* start MATERIAL SUPPLIED *

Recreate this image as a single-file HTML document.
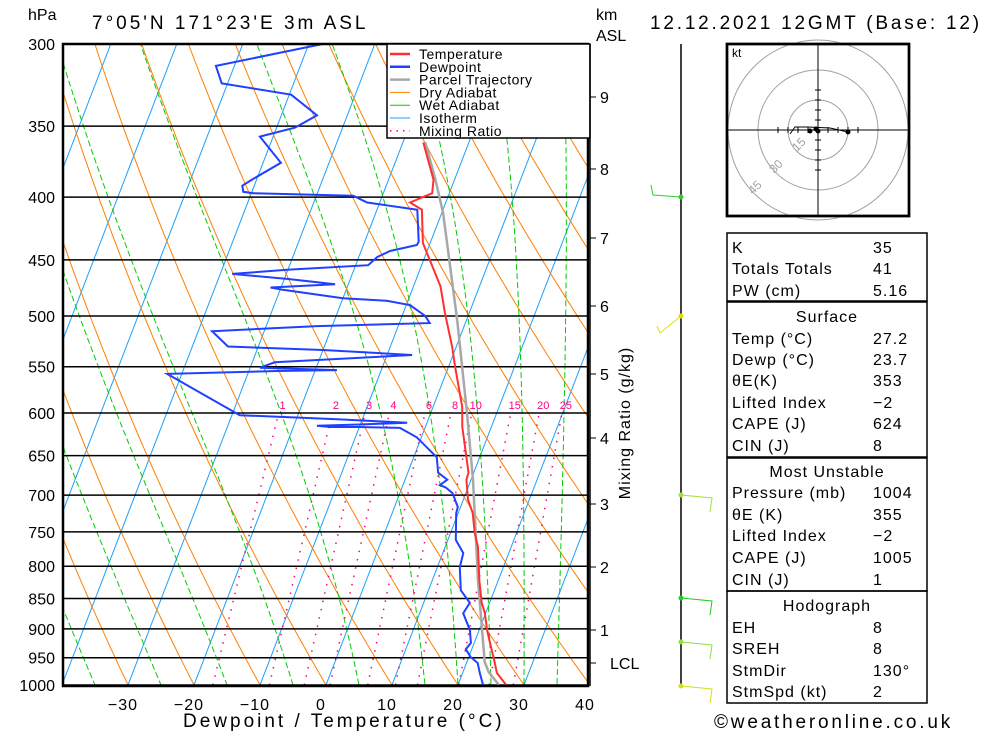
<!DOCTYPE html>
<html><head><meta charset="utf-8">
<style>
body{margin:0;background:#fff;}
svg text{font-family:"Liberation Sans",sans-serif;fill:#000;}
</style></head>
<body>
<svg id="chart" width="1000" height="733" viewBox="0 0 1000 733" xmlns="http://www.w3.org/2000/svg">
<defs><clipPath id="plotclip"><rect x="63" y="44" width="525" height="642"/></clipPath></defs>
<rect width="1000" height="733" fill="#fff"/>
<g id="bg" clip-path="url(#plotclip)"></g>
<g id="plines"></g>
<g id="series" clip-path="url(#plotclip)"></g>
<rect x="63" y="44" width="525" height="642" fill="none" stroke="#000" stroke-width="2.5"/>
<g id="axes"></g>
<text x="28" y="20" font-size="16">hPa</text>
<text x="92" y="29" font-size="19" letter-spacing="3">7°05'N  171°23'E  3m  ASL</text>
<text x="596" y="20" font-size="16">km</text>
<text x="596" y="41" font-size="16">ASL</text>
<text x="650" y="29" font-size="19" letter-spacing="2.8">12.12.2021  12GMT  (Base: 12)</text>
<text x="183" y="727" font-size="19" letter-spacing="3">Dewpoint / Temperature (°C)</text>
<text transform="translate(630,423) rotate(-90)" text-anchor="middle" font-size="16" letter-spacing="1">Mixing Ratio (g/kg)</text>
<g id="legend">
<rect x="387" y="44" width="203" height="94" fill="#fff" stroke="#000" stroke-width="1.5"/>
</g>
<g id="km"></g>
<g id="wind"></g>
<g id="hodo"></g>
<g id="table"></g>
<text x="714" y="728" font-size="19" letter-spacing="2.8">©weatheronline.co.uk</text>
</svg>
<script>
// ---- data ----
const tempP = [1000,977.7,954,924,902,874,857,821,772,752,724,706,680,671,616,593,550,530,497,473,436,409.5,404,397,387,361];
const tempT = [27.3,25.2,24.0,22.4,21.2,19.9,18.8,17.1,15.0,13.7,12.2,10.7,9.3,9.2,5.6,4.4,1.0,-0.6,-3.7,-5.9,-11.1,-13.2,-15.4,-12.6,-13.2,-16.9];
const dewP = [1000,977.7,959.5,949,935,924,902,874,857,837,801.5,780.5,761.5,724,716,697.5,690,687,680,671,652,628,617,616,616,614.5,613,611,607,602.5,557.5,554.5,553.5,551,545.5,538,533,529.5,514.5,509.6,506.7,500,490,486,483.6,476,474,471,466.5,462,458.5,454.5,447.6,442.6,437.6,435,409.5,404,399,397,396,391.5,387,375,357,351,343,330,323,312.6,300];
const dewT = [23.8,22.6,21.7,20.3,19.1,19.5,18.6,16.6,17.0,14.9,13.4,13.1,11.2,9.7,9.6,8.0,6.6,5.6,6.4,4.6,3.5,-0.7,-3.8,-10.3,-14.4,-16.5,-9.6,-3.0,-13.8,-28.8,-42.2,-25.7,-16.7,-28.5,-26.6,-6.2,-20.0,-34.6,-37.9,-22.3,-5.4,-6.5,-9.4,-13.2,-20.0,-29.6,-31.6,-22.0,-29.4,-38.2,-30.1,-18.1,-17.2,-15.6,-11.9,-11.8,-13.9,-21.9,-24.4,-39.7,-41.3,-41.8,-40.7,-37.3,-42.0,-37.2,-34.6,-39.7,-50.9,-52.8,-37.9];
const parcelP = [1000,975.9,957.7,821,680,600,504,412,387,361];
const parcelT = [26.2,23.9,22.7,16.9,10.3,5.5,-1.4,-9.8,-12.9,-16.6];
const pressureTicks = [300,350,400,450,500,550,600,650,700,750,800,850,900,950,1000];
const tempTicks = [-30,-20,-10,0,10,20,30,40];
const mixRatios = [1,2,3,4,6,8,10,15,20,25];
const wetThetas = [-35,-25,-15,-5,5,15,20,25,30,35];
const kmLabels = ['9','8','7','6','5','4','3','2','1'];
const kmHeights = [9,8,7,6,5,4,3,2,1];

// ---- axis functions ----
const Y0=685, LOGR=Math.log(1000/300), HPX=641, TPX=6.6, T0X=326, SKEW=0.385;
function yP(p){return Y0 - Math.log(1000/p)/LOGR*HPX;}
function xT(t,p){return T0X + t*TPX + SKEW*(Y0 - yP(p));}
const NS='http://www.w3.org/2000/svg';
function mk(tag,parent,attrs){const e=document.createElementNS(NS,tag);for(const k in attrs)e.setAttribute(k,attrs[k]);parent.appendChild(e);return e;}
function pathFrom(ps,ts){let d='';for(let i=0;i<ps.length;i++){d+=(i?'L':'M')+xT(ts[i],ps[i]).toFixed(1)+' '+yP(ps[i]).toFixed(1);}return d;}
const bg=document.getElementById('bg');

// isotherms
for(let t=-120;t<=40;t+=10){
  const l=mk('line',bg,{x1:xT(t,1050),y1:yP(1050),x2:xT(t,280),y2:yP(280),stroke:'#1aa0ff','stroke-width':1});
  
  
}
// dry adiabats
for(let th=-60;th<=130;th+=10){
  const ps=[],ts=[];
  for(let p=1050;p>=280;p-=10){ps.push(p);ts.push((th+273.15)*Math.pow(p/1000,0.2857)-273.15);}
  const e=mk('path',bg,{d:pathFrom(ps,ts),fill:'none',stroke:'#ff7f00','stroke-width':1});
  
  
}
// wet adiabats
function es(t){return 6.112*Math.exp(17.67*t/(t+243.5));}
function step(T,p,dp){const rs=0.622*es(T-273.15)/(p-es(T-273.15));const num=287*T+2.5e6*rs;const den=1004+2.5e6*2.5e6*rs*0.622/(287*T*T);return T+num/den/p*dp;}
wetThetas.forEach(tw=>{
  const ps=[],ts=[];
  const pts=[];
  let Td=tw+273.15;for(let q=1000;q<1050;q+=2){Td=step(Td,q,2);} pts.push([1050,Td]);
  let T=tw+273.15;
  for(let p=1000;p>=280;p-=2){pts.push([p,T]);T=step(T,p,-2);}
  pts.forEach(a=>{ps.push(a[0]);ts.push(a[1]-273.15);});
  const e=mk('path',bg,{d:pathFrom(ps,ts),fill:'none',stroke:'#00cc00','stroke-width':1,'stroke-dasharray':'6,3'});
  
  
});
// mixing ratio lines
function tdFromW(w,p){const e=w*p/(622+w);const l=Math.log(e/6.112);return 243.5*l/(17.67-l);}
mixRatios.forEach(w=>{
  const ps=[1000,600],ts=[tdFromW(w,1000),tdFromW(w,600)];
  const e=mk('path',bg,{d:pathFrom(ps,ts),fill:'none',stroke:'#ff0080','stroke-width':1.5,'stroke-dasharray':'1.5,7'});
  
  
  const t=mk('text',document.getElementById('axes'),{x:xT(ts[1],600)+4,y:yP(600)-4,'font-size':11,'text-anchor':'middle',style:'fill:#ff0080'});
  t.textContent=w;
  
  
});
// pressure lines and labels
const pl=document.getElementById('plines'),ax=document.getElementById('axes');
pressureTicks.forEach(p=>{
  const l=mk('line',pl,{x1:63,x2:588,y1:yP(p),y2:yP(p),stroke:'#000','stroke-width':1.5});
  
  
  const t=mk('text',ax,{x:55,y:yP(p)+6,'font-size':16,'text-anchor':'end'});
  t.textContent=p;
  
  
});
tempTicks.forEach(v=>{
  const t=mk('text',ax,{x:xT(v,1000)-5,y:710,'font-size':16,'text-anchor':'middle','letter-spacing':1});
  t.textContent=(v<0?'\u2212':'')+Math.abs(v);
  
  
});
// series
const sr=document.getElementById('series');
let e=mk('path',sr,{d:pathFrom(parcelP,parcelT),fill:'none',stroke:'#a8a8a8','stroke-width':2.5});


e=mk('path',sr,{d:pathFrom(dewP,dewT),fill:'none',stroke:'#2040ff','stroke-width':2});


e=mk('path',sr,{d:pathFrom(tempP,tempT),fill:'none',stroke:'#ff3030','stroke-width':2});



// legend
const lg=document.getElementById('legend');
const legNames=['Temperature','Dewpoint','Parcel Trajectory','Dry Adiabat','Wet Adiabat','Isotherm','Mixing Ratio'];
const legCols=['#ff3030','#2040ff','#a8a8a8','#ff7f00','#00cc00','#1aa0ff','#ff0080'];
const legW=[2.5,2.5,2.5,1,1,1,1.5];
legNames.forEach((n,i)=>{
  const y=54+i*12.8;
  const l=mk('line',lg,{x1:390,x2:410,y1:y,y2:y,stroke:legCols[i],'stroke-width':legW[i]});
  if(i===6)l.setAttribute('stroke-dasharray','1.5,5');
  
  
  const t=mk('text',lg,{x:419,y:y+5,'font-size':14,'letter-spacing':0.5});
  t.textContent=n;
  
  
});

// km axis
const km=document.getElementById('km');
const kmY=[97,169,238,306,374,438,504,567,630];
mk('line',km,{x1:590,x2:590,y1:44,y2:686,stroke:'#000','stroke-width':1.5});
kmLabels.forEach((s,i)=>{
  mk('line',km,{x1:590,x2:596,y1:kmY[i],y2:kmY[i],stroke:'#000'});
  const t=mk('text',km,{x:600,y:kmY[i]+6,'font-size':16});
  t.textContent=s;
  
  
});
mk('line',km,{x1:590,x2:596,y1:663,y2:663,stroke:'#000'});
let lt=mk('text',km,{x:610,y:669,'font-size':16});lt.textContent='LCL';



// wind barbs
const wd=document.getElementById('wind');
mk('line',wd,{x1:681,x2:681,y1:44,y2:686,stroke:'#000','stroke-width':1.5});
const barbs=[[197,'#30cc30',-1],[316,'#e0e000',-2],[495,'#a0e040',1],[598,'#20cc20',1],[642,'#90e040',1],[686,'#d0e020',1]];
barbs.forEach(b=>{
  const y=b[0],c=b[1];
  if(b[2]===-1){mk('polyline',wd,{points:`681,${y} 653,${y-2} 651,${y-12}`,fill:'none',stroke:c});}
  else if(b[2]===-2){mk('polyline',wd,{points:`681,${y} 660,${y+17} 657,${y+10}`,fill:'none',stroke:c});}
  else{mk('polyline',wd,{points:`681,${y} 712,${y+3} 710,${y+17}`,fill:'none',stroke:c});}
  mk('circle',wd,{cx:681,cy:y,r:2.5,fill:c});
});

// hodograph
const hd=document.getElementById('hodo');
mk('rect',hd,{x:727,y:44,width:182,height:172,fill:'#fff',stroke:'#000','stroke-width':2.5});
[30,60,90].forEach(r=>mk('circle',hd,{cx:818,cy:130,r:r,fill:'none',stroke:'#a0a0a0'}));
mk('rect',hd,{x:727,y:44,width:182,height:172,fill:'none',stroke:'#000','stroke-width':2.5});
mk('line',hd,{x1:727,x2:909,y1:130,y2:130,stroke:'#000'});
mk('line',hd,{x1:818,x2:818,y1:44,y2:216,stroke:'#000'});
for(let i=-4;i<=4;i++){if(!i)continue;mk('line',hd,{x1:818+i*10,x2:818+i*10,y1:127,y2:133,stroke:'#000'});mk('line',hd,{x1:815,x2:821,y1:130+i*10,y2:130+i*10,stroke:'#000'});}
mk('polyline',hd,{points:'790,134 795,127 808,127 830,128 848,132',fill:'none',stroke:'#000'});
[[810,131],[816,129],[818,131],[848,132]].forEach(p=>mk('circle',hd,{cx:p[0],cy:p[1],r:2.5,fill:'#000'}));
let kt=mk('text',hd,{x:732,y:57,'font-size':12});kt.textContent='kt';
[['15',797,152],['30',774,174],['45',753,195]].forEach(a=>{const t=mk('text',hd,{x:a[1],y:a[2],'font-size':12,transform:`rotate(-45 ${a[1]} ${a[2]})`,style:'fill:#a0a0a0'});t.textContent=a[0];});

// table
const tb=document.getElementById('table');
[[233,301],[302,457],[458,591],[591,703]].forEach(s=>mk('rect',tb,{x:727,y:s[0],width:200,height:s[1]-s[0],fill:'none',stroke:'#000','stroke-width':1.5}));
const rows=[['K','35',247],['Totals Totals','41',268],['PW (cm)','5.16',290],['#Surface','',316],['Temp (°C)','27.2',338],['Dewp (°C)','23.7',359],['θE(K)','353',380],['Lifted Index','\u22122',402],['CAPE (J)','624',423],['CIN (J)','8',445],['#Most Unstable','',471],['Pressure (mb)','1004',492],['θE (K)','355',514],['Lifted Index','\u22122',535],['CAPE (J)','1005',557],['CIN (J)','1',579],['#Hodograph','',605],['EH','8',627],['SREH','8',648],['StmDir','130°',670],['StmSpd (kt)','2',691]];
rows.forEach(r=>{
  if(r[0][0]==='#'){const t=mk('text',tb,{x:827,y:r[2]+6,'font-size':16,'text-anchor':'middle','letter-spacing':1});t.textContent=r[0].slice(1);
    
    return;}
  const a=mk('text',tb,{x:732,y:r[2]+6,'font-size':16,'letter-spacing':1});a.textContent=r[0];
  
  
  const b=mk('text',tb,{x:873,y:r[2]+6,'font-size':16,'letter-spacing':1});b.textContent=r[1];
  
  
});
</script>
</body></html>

* end MATERIAL SUPPLIED *
* start MATERIAL SUPPLIED *

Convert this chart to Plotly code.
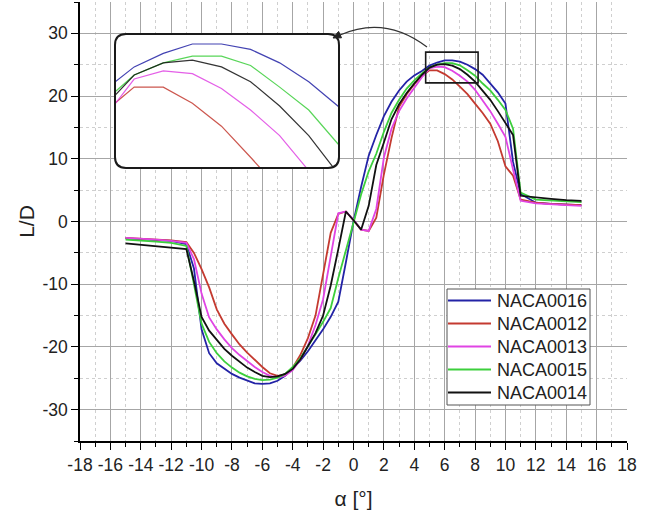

* end MATERIAL SUPPLIED *

Keep only the lines that hold the string "this", and copy them out.

Recreate this image as a single-file HTML document.
Convert this chart to Plotly code.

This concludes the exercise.